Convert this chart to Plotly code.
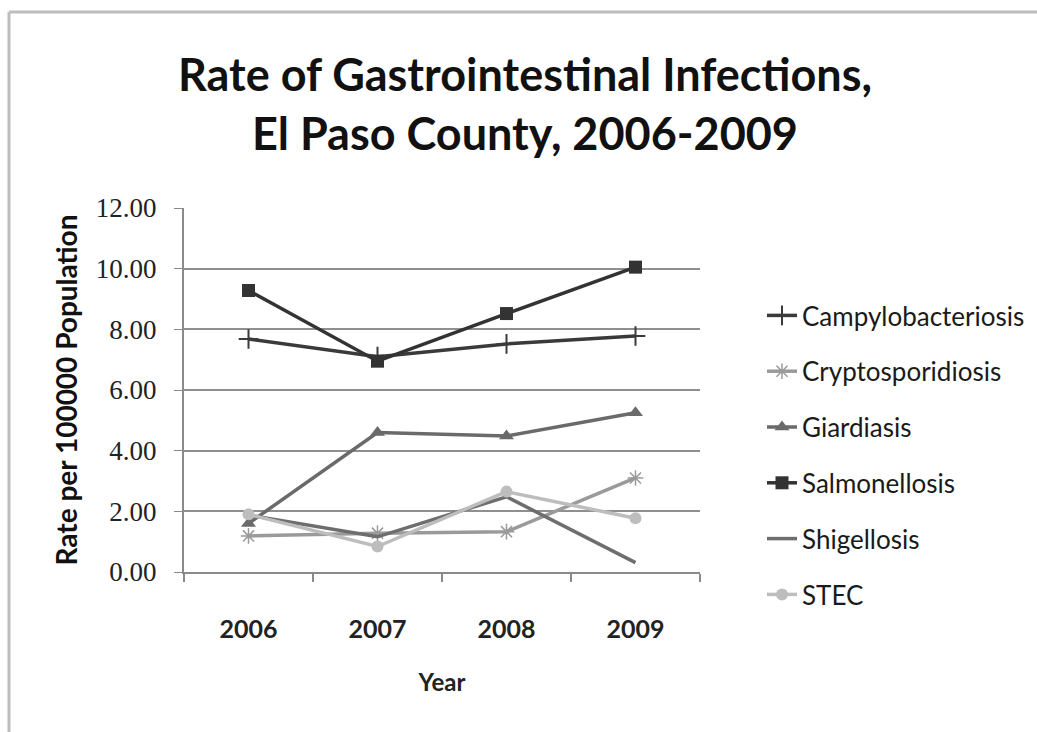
import plotly.graph_objects as go

years = ["2006", "2007", "2008", "2009"]
campylobacteriosis = [7.68, 7.10, 7.52, 7.78]
cryptosporidiosis = [1.19, 1.28, 1.33, 3.10]
giardiasis = [1.60, 4.60, 4.48, 5.25]
salmonellosis = [9.28, 6.95, 8.52, 10.05]
shigellosis = [1.88, 1.16, 2.48, 0.31]
stec = [1.90, 0.84, 2.65, 1.77]
y_ticks = [0, 2, 4, 6, 8, 10, 12]

series = [
    ("Campylobacteriosis", campylobacteriosis, "#3a3a3a", dict(symbol="cross-thin-open", size=14, line=dict(width=2, color="#3a3a3a"))),
    ("Cryptosporidiosis", cryptosporidiosis, "#9a9a9a", dict(symbol="asterisk-open", size=13, line=dict(width=1.5, color="#9a9a9a"))),
    ("Giardiasis", giardiasis, "#6a6a6a", dict(symbol="triangle-up", size=13, color="#6a6a6a")),
    ("Salmonellosis", salmonellosis, "#333333", dict(symbol="square", size=13, color="#333333")),
    ("Shigellosis", shigellosis, "#6e6e6e", None),
    ("STEC", stec, "#bdbdbd", dict(symbol="circle", size=12, color="#bdbdbd")),
]

fig = go.Figure()
for i, (name, vals, col, mk) in enumerate(series):
    kw = dict(mode="lines+markers", marker=mk) if mk else dict(mode="lines")
    fig.add_trace(go.Scatter(x=years, y=vals, name=name, legendgroup=f"g{i}",
                             line=dict(color=col, width=3.5), **kw))

L, R, T, B = 184, 700, 208, 572
W, H = 1037, 732
pw, ph = R - L, B - T

def px(x):
    return (x - L) / pw

def py(y):
    return (B - y) / ph

fig.update_layout(
    width=W, height=H,
    margin=dict(l=L, r=W - R, t=T, b=H - B, autoexpand=False),
    paper_bgcolor="white", plot_bgcolor="white",
    title=dict(text="Rate of Gastrointestinal Infections,<br>El Paso County, 2006-2009",
               x=525 / W, xanchor="center", y=1 - 91 / H, yanchor="middle",
               font=dict(family="Lato", size=45, color="#111111", weight="bold")),
    showlegend=True,
    legend=dict(x=px(762), y=py(292), xanchor="left", yanchor="top",
                font=dict(family="Lato", size=26, color="#1a1a1a"),
                tracegroupgap=19, bgcolor="rgba(0,0,0,0)"),
    xaxis=dict(type="category", range=[-0.5, 3.5], showgrid=False, showline=True,
               linecolor="#8a8a8a", linewidth=2,
               ticks="outside", tickson="boundaries", ticklen=8, tickcolor="#8a8a8a", tickwidth=1.5,
               tickfont=dict(family="Lato", size=25, color="#222222", weight="bold"),
               ticklabelstandoff=34,
               title=dict(text="Year", font=dict(family="Lato", size=24, color="#222222", weight="bold"),
                          standoff=32),
               fixedrange=True),
    yaxis=dict(range=[0, 12], tickvals=y_ticks, tickformat=".2f", showgrid=True, gridcolor="#8f8f8f",
               gridwidth=1.5, showline=True, linecolor="#8a8a8a", linewidth=2, ticks="outside",
               ticklen=8, tickcolor="#8a8a8a", zeroline=False, ticklabelstandoff=12,
               tickfont=dict(family="Liberation Serif", size=27, color="#222222"),
               title=dict(text="Rate per 100000 Population",
                          font=dict(family="Lato", size=28, color="#111111", weight="bold"), standoff=10),
               fixedrange=True),
)

# outer frame lines (top and left) like the reference
fig.add_shape(type="line", xref="paper", yref="paper", x0=px(9), x1=px(W), y0=py(12), y1=py(12),
              line=dict(color="#bdbdbd", width=3))
fig.add_shape(type="line", xref="paper", yref="paper", x0=px(9), x1=px(9), y0=py(12), y1=py(H),
              line=dict(color="#bdbdbd", width=3))

fig.write_html("out.html", config={"displayModeBar": False},
               post_script="document.body.style.margin='0';")
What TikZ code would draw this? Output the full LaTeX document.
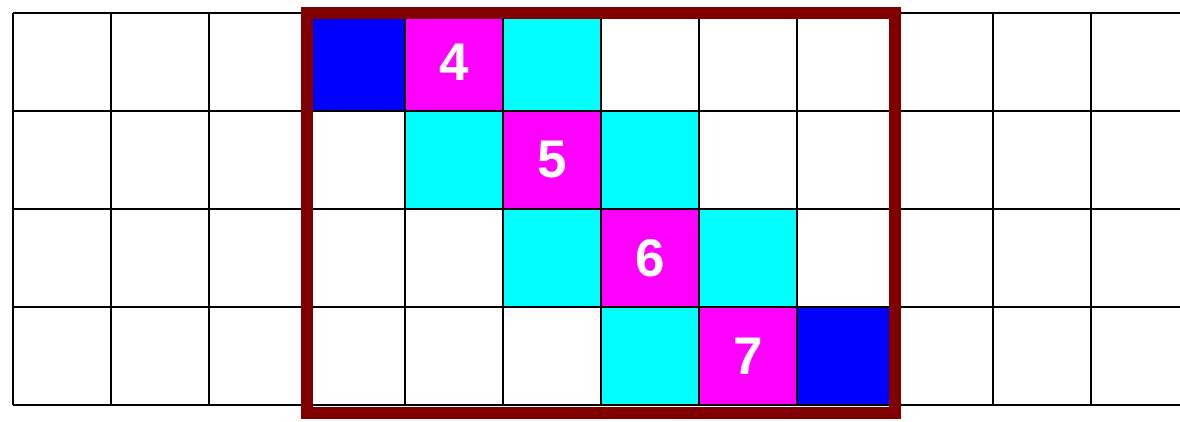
\documentclass[tikz,border=0pt]{standalone}
\usepackage{fontspec}
\setmainfont{Liberation Sans}
\definecolor{boxred}{HTML}{800000}
\definecolor{cellblue}{HTML}{0000FF}
\definecolor{cellcyan}{HTML}{00FFFF}
\definecolor{cellmag}{HTML}{FF00FF}
\tikzset{
  cell/.style={minimum width=98pt,minimum height=98pt,inner sep=0pt,outer sep=0pt,anchor=north west,draw=none},
  bluecell/.style={cell,fill=cellblue},
  cyancell/.style={cell,fill=cellcyan},
  magcell/.style={cell,fill=cellmag,text=white,font=\fontsize{53}{60}\selectfont\bfseries},
  gridline/.style={line width=1.8pt,black},
  redbox/.style={line width=12.5pt,draw=boxred}
}
\begin{document}
\begin{tikzpicture}[x=1pt,y=-1pt]
\useasboundingbox (0,0) rectangle (1180,421);
% colored cells (col k at x=13+98k, row r at y=13+98r)
\node[bluecell] (b1) at (307,13) {};
\node[magcell] (m4) at (405,13) {4};
\node[cyancell] (c1) at (503,13) {};
\node[cyancell] (c2) at (405,111) {};
\node[magcell] (m5) at (503,111) {5};
\node[cyancell] (c3) at (601,111) {};
\node[cyancell] (c4) at (503,209) {};
\node[magcell] (m6) at (601,209) {6};
\node[cyancell] (c5) at (699,209) {};
\node[cyancell] (c6) at (601,307) {};
\node[magcell] (m7) at (699,307) {7};
\node[bluecell] (b2) at (797,307) {};
% grid
\foreach \i in {0,...,11} {
  \draw[gridline] (13+98*\i,13) -- (13+98*\i,405);
}
\foreach \j in {0,...,4} {
  \draw[gridline] (13,13+98*\j) -- (1185,13+98*\j);
}
% red frame
\draw[redbox] (307,13) rectangle (895,413);
\end{tikzpicture}
\end{document}
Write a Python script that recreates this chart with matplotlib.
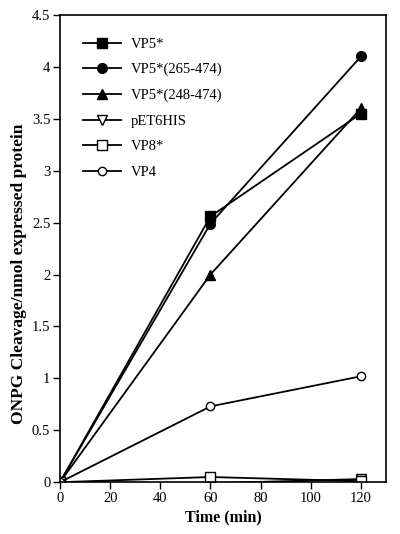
import matplotlib
matplotlib.use("Agg")
import matplotlib.pyplot as plt

plt.rcParams['font.family'] = ['Liberation Serif', 'DejaVu Serif']

time = [0, 60, 120]
series_names = ["VP5*", "VP5*(265-474)", "VP5*(248-474)", "pET6HIS", "VP8*", "VP4"]
vp5 = [0, 2.56, 3.55]
vp5_265 = [0, 2.49, 4.10]
vp5_248 = [0, 2.00, 3.60]
pet6his = [0, -0.01, 0.03]
vp8 = [0, 0.05, 0.01]
vp4 = [0, 0.73, 1.02]
x_ticks = [0, 20, 40, 60, 80, 100, 120]
y_ticks = [0, 0.5, 1, 1.5, 2, 2.5, 3, 3.5, 4, 4.5]
y_tick_labels = ["0", "0.5", "1", "1.5", "2", "2.5", "3", "3.5", "4", "4.5"]

fig = plt.figure(figsize=(4.0, 5.34), dpi=100)
ax = fig.add_axes([0.15, 0.097, 0.815, 0.875])

styles = [
    (vp5, dict(marker='s', mfc='black', ms=7)),
    (vp5_265, dict(marker='o', mfc='black', ms=7)),
    (vp5_248, dict(marker='^', mfc='black', ms=7)),
    (pet6his, dict(marker='v', mfc='white', ms=7)),
    (vp8, dict(marker='s', mfc='white', ms=7)),
    (vp4, dict(marker='o', mfc='white', ms=6)),
]
for (vals, st), name in zip(styles, series_names):
    ax.plot(time, vals, color='black', lw=1.3, mec='black', mew=1.0, label=name, **st)

ax.set_xlim(0, 130)
ax.set_ylim(0, 4.5)
ax.set_xticks(x_ticks)
ax.set_yticks(y_ticks)
ax.set_yticklabels(y_tick_labels)
ax.tick_params(direction='out', length=5, width=1, labelsize=10.5, pad=2)
for s in ax.spines.values():
    s.set_linewidth(1.2)
ax.set_xlabel("Time (min)", fontsize=11.5, fontweight='bold', labelpad=3)
ax.set_ylabel("ONPG Cleavage/nmol expressed protein", fontsize=12.5, fontweight='bold')
ax.yaxis.set_label_coords(-0.10, 0.445)

leg = ax.legend(loc='upper left', bbox_to_anchor=(0.03, 0.98), frameon=False,
                fontsize=10.5, handlelength=2.6, labelspacing=0.845, handletextpad=0.7)
fig.savefig("out.png", dpi=100)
════════════════
Task to carry out ▸ Quote only what lies between the first line of the records and the line containing "return (B - y) / ph", please, including both lines and excluding images.

Output of the task ▸
Convert this chart to Plotly code.
import plotly.graph_objects as go

years = ["2006", "2007", "2008", "2009"]
campylobacteriosis = [7.68, 7.10, 7.52, 7.78]
cryptosporidiosis = [1.19, 1.28, 1.33, 3.10]
giardiasis = [1.60, 4.60, 4.48, 5.25]
salmonellosis = [9.28, 6.95, 8.52, 10.05]
shigellosis = [1.88, 1.16, 2.48, 0.31]
stec = [1.90, 0.84, 2.65, 1.77]
y_ticks = [0, 2, 4, 6, 8, 10, 12]

series = [
    ("Campylobacteriosis", campylobacteriosis, "#3a3a3a", dict(symbol="cross-thin-open", size=14, line=dict(width=2, color="#3a3a3a"))),
    ("Cryptosporidiosis", cryptosporidiosis, "#9a9a9a", dict(symbol="asterisk-open", size=13, line=dict(width=1.5, color="#9a9a9a"))),
    ("Giardiasis", giardiasis, "#6a6a6a", dict(symbol="triangle-up", size=13, color="#6a6a6a")),
    ("Salmonellosis", salmonellosis, "#333333", dict(symbol="square", size=13, color="#333333")),
    ("Shigellosis", shigellosis, "#6e6e6e", None),
    ("STEC", stec, "#bdbdbd", dict(symbol="circle", size=12, color="#bdbdbd")),
]

fig = go.Figure()
for i, (name, vals, col, mk) in enumerate(series):
    kw = dict(mode="lines+markers", marker=mk) if mk else dict(mode="lines")
    fig.add_trace(go.Scatter(x=years, y=vals, name=name, legendgroup=f"g{i}",
                             line=dict(color=col, width=3.5), **kw))

L, R, T, B = 184, 700, 208, 572
W, H = 1037, 732
pw, ph = R - L, B - T

def px(x):
    return (x - L) / pw

def py(y):
    return (B - y) / ph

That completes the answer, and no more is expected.